Jules César, La guerre des gaules, I, 31 : "Après une lutte de plusieurs années pour la prééminence, les Arvernes, unis aux Séquanes, attirèrent les Germains en leur promettant des avantages. Quinze mille de ces derniers passèrent d'abord le Rhin ; la fertilité du sol, la civilisation, les richesses des Gaulois, ayant charmé ces hommes grossiers et barbares, il s'en présenta un plus grand nombre, et il y en a maintenant cent vingt mille dans la Gaule. Les Héduens et leurs alliés leur ont livré deux combats, et ont eu, outre leur défaite, de grands malheurs à déplorer, la perte de toute leur noblesse, de tout leur sénat, de toute leur cavalerie. Épuisé par ces combats et par ces revers, ce peuple, que son propre courage ainsi que l'appui et l'amitié des Romains, avaient précédemment rendu si puissant dans la Gaule, s'était vu forcé de donner en otage aux Séquanes ses plus nobles citoyens, et de s'obliger par serment à ne jamais réclamer pour sa liberté ni pour celle des otages, à ne point implorer le secours du peuple romain, à ne pas tenter de se soustraire au joug perpétuel de ses vainqueurs. Il est le seul de tous ses concitoyens qu'on n'ait pu contraindre à prêter serment ni à donner ses enfants en otage. Il n'a fui de son pays et n'est venu à Rome demander du secours au sénat que parce qu'il n'était retenu par aucun de ces deux liens. Mais les Séquanes vainqueurs ont éprouvé un sort plus intolérable que les Héduens vaincus : en effet, Arioviste, roi des Germains, s'est établi dans leur pays, s'est emparé du tiers de leur territoire, qui est le meilleur de toute la Gaule, et leur ordonne maintenant d'en abandonner un autre tiers à vingt-quatre mille Harudes qui, depuis peu de mois, sont venus le joindre, et auxquels il faut préparer un établissement. Il arrivera dans peu d'années que tous les Gaulois seront chassés de leur pays, et que tous les Germains auront passé le Rhin ; car le sol de la Germanie ne peut pas entrer en comparaison avec celui de la Gaule, non plus que la manière de vivre des deux nations.

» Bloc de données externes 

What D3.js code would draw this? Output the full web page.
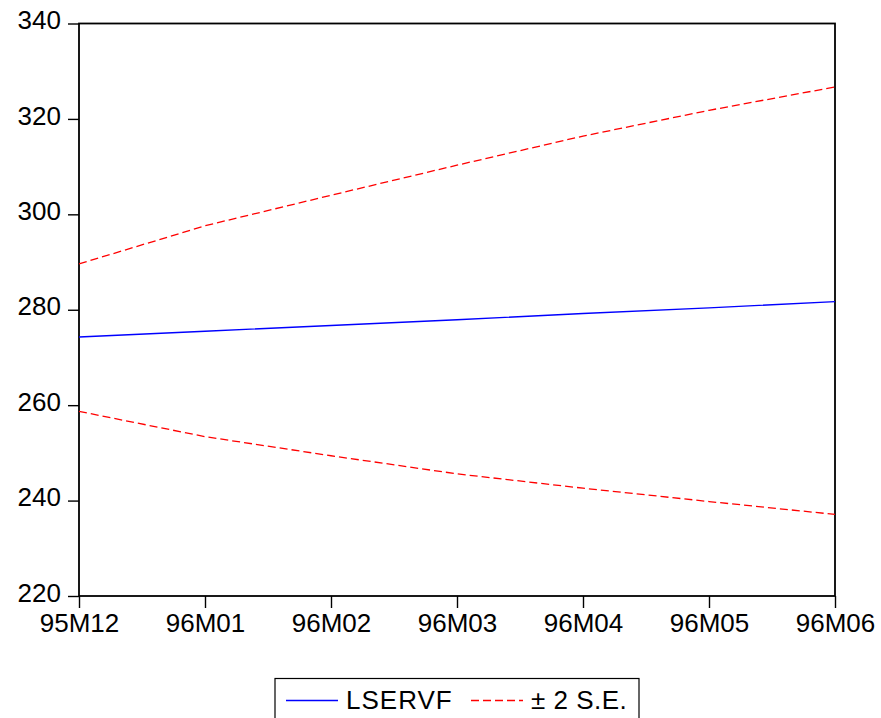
<!DOCTYPE html>
<html>
<head>
<meta charset="utf-8">
<script src="https://cdn.jsdelivr.net/npm/d3@7"></script>
<style>
  html, body { margin: 0; padding: 0; background: #fff; }
  svg { display: block; font-family: "Liberation Sans", Arial, sans-serif; }
</style>
</head>
<body>
<svg id="chart" width="881" height="718"></svg>
<script>
const categories = ["95M12", "96M01", "96M02", "96M03", "96M04", "96M05", "96M06"];
const lservf = [274.3, 275.5, 276.7, 277.9, 279.2, 280.4, 281.7];
const upperSE = [289.6, 297.6, 304.0, 310.3, 316.4, 321.8, 326.7];
const lowerSE = [258.7, 253.4, 249.4, 245.6, 242.6, 239.8, 237.1];
const yTicks = [220, 240, 260, 280, 300, 320, 340];
const legendLabels = ["LSERVF", "± 2 S.E."];

const svg = d3.select("#chart");
const L = 79, R = 835, T = 23.5, B = 596;

const x = d3.scalePoint().domain(categories).range([L, R]);
const y = d3.scaleLinear().domain([220, 340]).range([B, T]);

// frame
svg.append("rect")
  .attr("x", L).attr("y", T).attr("width", R - L).attr("height", B - T)
  .attr("fill", "none").attr("stroke", "#000").attr("stroke-width", 1.8);

// y axis
const yAxis = d3.axisLeft(y).tickValues(yTicks).tickSize(11).tickPadding(7).tickFormat(d3.format("d"));
const gy = svg.append("g").attr("transform", `translate(${L},0)`).call(yAxis);
gy.select(".domain").remove();
gy.selectAll("line").attr("stroke", "#000").attr("stroke-width", 1.4);
gy.selectAll("text").attr("font-size", 26).attr("fill", "#000").attr("dy", "0.2em")
  .attr("font-family", "'Liberation Sans', Arial, sans-serif");

// x axis
const xAxis = d3.axisBottom(x).tickSize(12).tickPadding(6);
const gx = svg.append("g").attr("transform", `translate(0,${B})`).call(xAxis);
gx.select(".domain").remove();
gx.selectAll("line").attr("stroke", "#000").attr("stroke-width", 1.4);
gx.selectAll("text").attr("font-size", 26).attr("fill", "#000")
  .attr("font-family", "'Liberation Sans', Arial, sans-serif");

const line = d3.line().x((d, i) => x(categories[i])).y(d => y(d));

svg.append("path").datum(upperSE).attr("d", line)
  .attr("fill", "none").attr("stroke", "#ff0000").attr("stroke-width", 1.3)
  .attr("stroke-dasharray", "8,4");
svg.append("path").datum(lowerSE).attr("d", line)
  .attr("fill", "none").attr("stroke", "#ff0000").attr("stroke-width", 1.3)
  .attr("stroke-dasharray", "8,4");
svg.append("path").datum(lservf).attr("d", line)
  .attr("fill", "none").attr("stroke", "#0000ff").attr("stroke-width", 1.4);

// legend
const lg = svg.append("g");
lg.append("rect").attr("x", 275).attr("y", 678.5).attr("width", 364).attr("height", 50)
  .attr("fill", "#fff").attr("stroke", "#000").attr("stroke-width", 1.2);
lg.append("line").attr("x1", 286).attr("x2", 338).attr("y1", 700.5).attr("y2", 700.5)
  .attr("stroke", "#0000ff").attr("stroke-width", 1.4);
lg.append("text").attr("x", 346).attr("y", 709).attr("font-size", 26)
  .attr("letter-spacing", 1).text(legendLabels[0]);
lg.append("line").attr("x1", 471).attr("x2", 523).attr("y1", 700.5).attr("y2", 700.5)
  .attr("stroke", "#ff0000").attr("stroke-width", 1.3).attr("stroke-dasharray", "8,4");
lg.append("text").attr("x", 531).attr("y", 709).attr("font-size", 26)
  .attr("letter-spacing", 0.5).text(legendLabels[1]);
</script>
</body>
</html>
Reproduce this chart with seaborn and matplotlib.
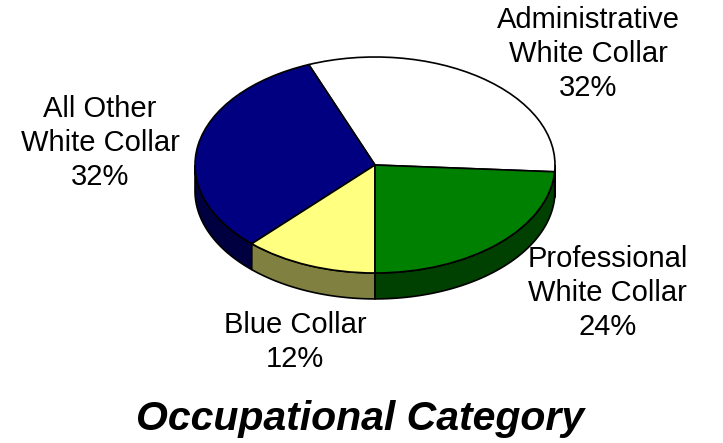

Arioviste, une fois vainqueur de l'armée gauloise dans la bataille qui fut livrée à Admagétobrige, commanda en despote superbe et cruel, exigea pour otage les enfants de tous les nobles, et exerce contre eux tous les genres de cruauté, si l'on n'obéit aussitôt à ses caprices ou à sa volonté"
Appien, Celtique, 12: "Arioviste, roi des Germains d'outre-Rhin, ayant passé le fleuve, faisait, déjà avant l'arrivée de César, la guerre aux Eduens."
Peu avant la Guerre des Gaules, en 63 av. J.-C., les Eduens dépêchèrent à Rome le druide Diviciacos, afin d'obtenir leur soutien pour débarrasser l'Est de la Gaule des Suèves d'Arioviste, et vaincre les Séquanes. Il n'obtint que des bonnes paroles. Quelques temps plus tard, il fit appel à César pour dénoncer le complot fomenté par les Helvètes. Son complot était soutenu par le propre frère de Diviciacos, Dumnorix.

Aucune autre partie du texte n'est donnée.